The experiments with injected orders also prove that proposed Indicator 1 approach captures all basic forms of single transaction wash trade behavior (common and easily detectable) covering both venue and broker activity. The 'zero-net' trade condition in Indicator 2 identifies where collusion may be evident with a single counterparty.
Results of all monitors are then presented to compliance officers who need to consider each case for investigation. They can confirm whether the trading data is factually consistent with the alleged market abuse framework. In fact, the confirmation of the existence of a specific trading strategy does not necessarily mean it was abusive. It might be the case that a strategy that appears to be abusive or manipulative is legitimate, and economically rational. Finally, if a manipulation is proven then the report is submitted to local FSA. Figures 1, 2, 3 show the examples of a system built by us.
Figure 2.Dashboard for wash trade suspects
Future enhancements may include: • to address the market liquidity point described in the section above, adapt the Monitor to introduce a liquidity based, market
specific time window appropriate for each market;
introduce a new indicator to identify related instrument/product types which, in varying
permutations but equal volume, may indicate wash trade behavior;
employ social network analysis techniques;
extend the functionality of communication channel (chat, telephone, email) surveillance with language process algorithms supporting collusion detection.
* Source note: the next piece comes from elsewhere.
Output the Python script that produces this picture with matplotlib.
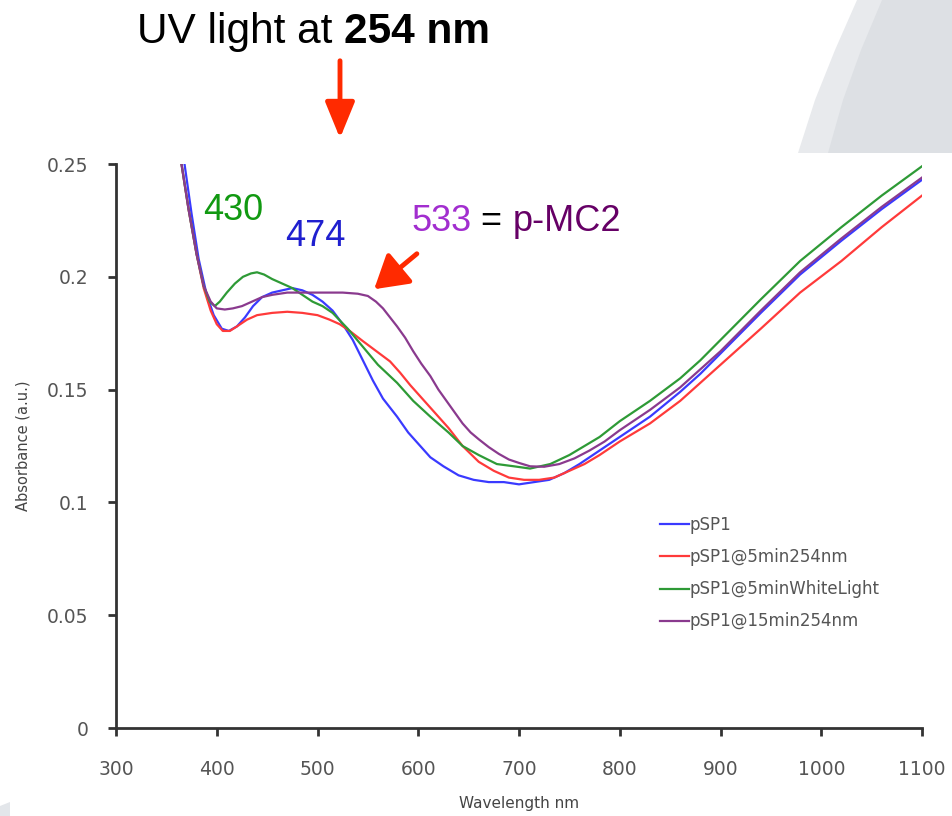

Figure 3. Graphical representation of order activity
5. Conclusion
We propose a simple wash trade activity detection approach from self-surveillance point of view. After thoroughly studying the various scenarios of wash trade behaviors we build a system that is applicable for energy trading companies and utilities. The wash trade monitor examines instances of trade behavior by the same trader whose round-trip trades were fuzzy matched (i.e. price and volume are approximately equal) and an instance of a trade behavior where net trading volume with the same counterparty are zero over a specific rolling time The underlying model has room for calibration of thresholds on time intervals and fuzzy match
levels. This method differs from other proposed alternatives by simplicity of implementation taking into consideration the data availability in the energy markets and flexibility for extension. We propose fuzzy detection mechanism instead of equally priced buy/sell orders; universal collusion detection technique instead of costly network monitoring; flexible calibration across markets and instruments instead of fixed threshold. While such an approach is good for daily detection sprints, the increasing compute and storage power offered by cloud technologies, provides interesting insights for future development enabling real-time detection and reporting techniques.